I had cut a U-turn too lackadaisically and I hit the far curb going
about 15 miles per hour. The tire popped
and who knows what else. I panicked, the
25i leaving my consciousness in a very vulnerable, disorganized state. I threw on my hazards and got out and put it
in neutral. A few strong, exuberant pushes
and I had the truck into an old parking lot on the side of the road. In a bad section of town though,
and it was dark. Thoughts are extremely
displaced. Sentences are still
hard. My situation goes from a calm,
reflective road trip home to a stressful rush in a matter of seconds.

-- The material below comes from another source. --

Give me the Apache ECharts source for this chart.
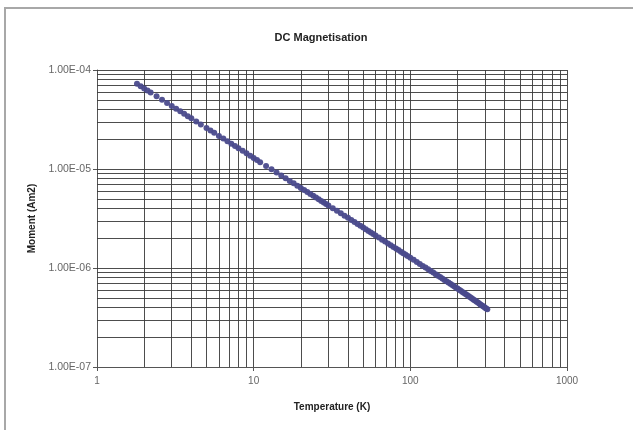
<!DOCTYPE html>
<html>
<head>
<meta charset="utf-8">
<script src="https://cdn.jsdelivr.net/npm/echarts@6/dist/echarts.min.js"></script>
<style>
html,body{margin:0;padding:0;background:#fff;}
#chart{width:633px;height:430px;}
</style>
</head>
<body>
<div id="chart"></div>
<script>
var chartTitle = 'DC Magnetisation';
var xAxisTitle = 'Temperature (K)';
var yAxisTitle = 'Moment (Am2)';
var xTickLabels = ['1', '10', '100', '1000'];
var yTickLabels = ['1.00E-07', '1.00E-06', '1.00E-05', '1.00E-04'];

var tempK = [1.8,1.9,2.0,2.1,2.2,2.4,2.6,2.8,3.0,3.2,3.4,3.6,3.8,4.0,4.3,4.6,5.0,5.3,5.6,6.0,6.4,6.8,7.2,7.6,8.0,8.5,9.0,9.5,10,10.5,11,12,13,14,15,16,17,18,19,20,21,22,23,24,25,26,27,28,29,30,32,34,36,38,40,42,44,46,48,50,52,54,56,58,60,63,66,69,72,75,78,81,84,87,90,93,96,100,105,110,115,120,125,130,135,140,145,150,155,160,165,170,175,180,185,190,195,200,205,210,215,220,225,230,235,240,245,250,255,260,265,270,275,280,285,290,295,300,305,310];
var momentAm2 = [7.25e-5,6.87e-5,6.52e-5,6.21e-5,5.93e-5,5.43e-5,5.01e-5,4.65e-5,4.34e-5,4.07e-5,3.83e-5,3.61e-5,3.42e-5,3.25e-5,3.02e-5,2.82e-5,2.60e-5,2.45e-5,2.32e-5,2.16e-5,2.03e-5,1.91e-5,1.80e-5,1.71e-5,1.62e-5,1.53e-5,1.44e-5,1.36e-5,1.29e-5,1.23e-5,1.17e-5,1.075e-5,9.92e-6,9.21e-6,8.59e-6,8.05e-6,7.58e-6,7.16e-6,6.78e-6,6.44e-6,6.13e-6,5.85e-6,5.60e-6,5.36e-6,5.15e-6,4.95e-6,4.76e-6,4.59e-6,4.43e-6,4.28e-6,4.01e-6,3.78e-6,3.57e-6,3.38e-6,3.21e-6,3.06e-6,2.92e-6,2.79e-6,2.67e-6,2.56e-6,2.46e-6,2.37e-6,2.28e-6,2.20e-6,2.13e-6,2.03e-6,1.93e-6,1.85e-6,1.77e-6,1.70e-6,1.63e-6,1.57e-6,1.52e-6,1.46e-6,1.41e-6,1.37e-6,1.32e-6,1.27e-6,1.21e-6,1.15e-6,1.10e-6,1.05e-6,1.01e-6,9.70e-7,9.33e-7,8.99e-7,8.67e-7,8.37e-7,8.09e-7,7.83e-7,7.58e-7,7.35e-7,7.13e-7,6.92e-7,6.72e-7,6.54e-7,6.36e-7,6.19e-7,6.03e-7,5.88e-7,5.73e-7,5.59e-7,5.46e-7,5.33e-7,5.21e-7,5.09e-7,4.98e-7,4.87e-7,4.76e-7,4.66e-7,4.56e-7,4.47e-7,4.38e-7,4.29e-7,4.21e-7,4.13e-7,4.05e-7,3.97e-7,3.90e-7,3.83e-7];

var xDecades = [1, 10, 100, 1000];
var yDecades = [1e-7, 1e-6, 1e-5, 1e-4];

var points = tempK.map(function (t, i) { return [t, momentAm2[i]]; });

var xMin = xDecades[0], xMax = xDecades[xDecades.length - 1];
var yMin = yDecades[0], yMax = yDecades[yDecades.length - 1];

var gridColor = '#3a3a3a';
var gridLines = [];
for (var i = 0; i < xDecades.length - 1; i++) {
  for (var k = 1; k <= 9; k++) {
    var v = xDecades[i] * k;
    if (v > xMin) gridLines.push([{ coord: [v, yMin] }, { coord: [v, yMax] }]);
  }
}
gridLines.push([{ coord: [xMax, yMin] }, { coord: [xMax, yMax] }]);
for (var j = 0; j < yDecades.length - 1; j++) {
  for (var m = 1; m <= 9; m++) {
    var w = yDecades[j] * m;
    if (w > yMin) gridLines.push([{ coord: [xMin, w] }, { coord: [xMax, w] }]);
  }
}
gridLines.push([{ coord: [xMin, yMax] }, { coord: [xMax, yMax] }]);

function xLabel(v) {
  var idx = xDecades.findIndex(function (d) { return Math.abs(Math.log10(d) - Math.log10(v)) < 1e-6; });
  return idx >= 0 ? xTickLabels[idx] : '';
}
function yLabel(v) {
  var idx = yDecades.findIndex(function (d) { return Math.abs(Math.log10(d) - Math.log10(v)) < 1e-6; });
  return idx >= 0 ? yTickLabels[idx] : '';
}

var chart = echarts.init(document.getElementById('chart'), null, { renderer: 'canvas' });
chart.setOption({
  animation: false,
  backgroundColor: '#ffffff',
  textStyle: { fontFamily: 'Liberation Sans, Arial, sans-serif' },
  title: {
    text: chartTitle,
    left: 316,
    top: 27,
    textAlign: 'center',
    textStyle: { fontSize: 11, fontWeight: 'bold', color: '#222', fontFamily: 'Liberation Sans, Arial, sans-serif' }
  },
  graphic: [{
    type: 'rect',
    shape: { x: 5, y: 8, width: 650, height: 450 },
    style: { fill: 'none', stroke: '#a8a8a8', lineWidth: 2 },
    silent: true,
    z: 100
  }],
  grid: { left: 97, right: 66, top: 70, bottom: 63, containLabel: false },
  xAxis: {
    type: 'log',
    logBase: 10,
    min: xMin,
    max: xMax,
    name: xAxisTitle,
    nameLocation: 'middle',
    nameGap: 35,
    nameTextStyle: { fontSize: 10, fontWeight: 'bold', color: '#222' },
    axisLine: { show: true, lineStyle: { color: '#555', width: 1 } },
    axisTick: { show: true, length: 4, lineStyle: { color: '#555' } },
    axisLabel: { fontSize: 10, color: '#666', margin: 9, formatter: function (v) { return xLabel(v); } },
    splitLine: { show: false },
    minorTick: { show: false },
    minorSplitLine: { show: false }
  },
  yAxis: {
    type: 'log',
    logBase: 10,
    min: yMin,
    max: yMax,
    name: yAxisTitle,
    nameLocation: 'middle',
    nameGap: 60,
    nameRotate: 90,
    nameTextStyle: { fontSize: 10, fontWeight: 'bold', color: '#222' },
    axisLine: { show: true, lineStyle: { color: '#555', width: 1 } },
    axisTick: { show: true, length: 4, lineStyle: { color: '#555' } },
    axisLabel: { fontSize: 10.5, color: '#666', margin: 6, formatter: function (v) { return yLabel(v); } },
    splitLine: { show: false },
    minorTick: { show: false },
    minorSplitLine: { show: false }
  },
  series: [{
    type: 'scatter',
    data: points,
    symbol: 'circle',
    symbolSize: 6,
    itemStyle: { color: '#4a4a8c', opacity: 0.95 },
    z: 5,
    markLine: {
      silent: true,
      symbol: ['none', 'none'],
      label: { show: false },
      lineStyle: { color: gridColor, width: 1, type: 'solid', opacity: 0.9 },
      emphasis: { disabled: true },
      z: 1,
      data: gridLines
    }
  }]
});
</script>
</body>
</html>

Then, matters got more complicated…midway
through dialing for AAA, my phone died.
(I don’t have a spare tire to change for myself, and that would've been
too much to do anyway.) I looked
hopelessly into its black screen, and all around at my not well-lit
surroundings.
Neighborhood locals eyed me as they passed by and
muttered incomprehensible things. A
large German shepherd abruptly charged a fence that I had my back to and barked
aggressively, jarring me. All right,
focus, I thought. I need to find a
phone. Eventually I made it a few
streets down to a Dollar Tree and asked the cashier to borrow her phone and was
able to call AAA. The mechanic showed up
a little while later and I was back on the road with a fresh tire. I thanked him kindly for his service – he
symbolically represented the key to relief, control, and restructure.
Soft color and light enhancement, and a general notion of “settling back into my consciousness” characterized the solo journey
home, feelings that shared the stage with a slew of reflective thoughts tuned
to the hums of Grateful Dead and The Doors.
12:00am – Finally pull into
my driveway, home, safe and sound. My,
what a long, strange trip it’s been.
Overall, my first 25i experience was thoroughly
positive and recreational, and it’s an experience I’d recommend to anyone
interested. Just try to avoid stressful situations. Cheers.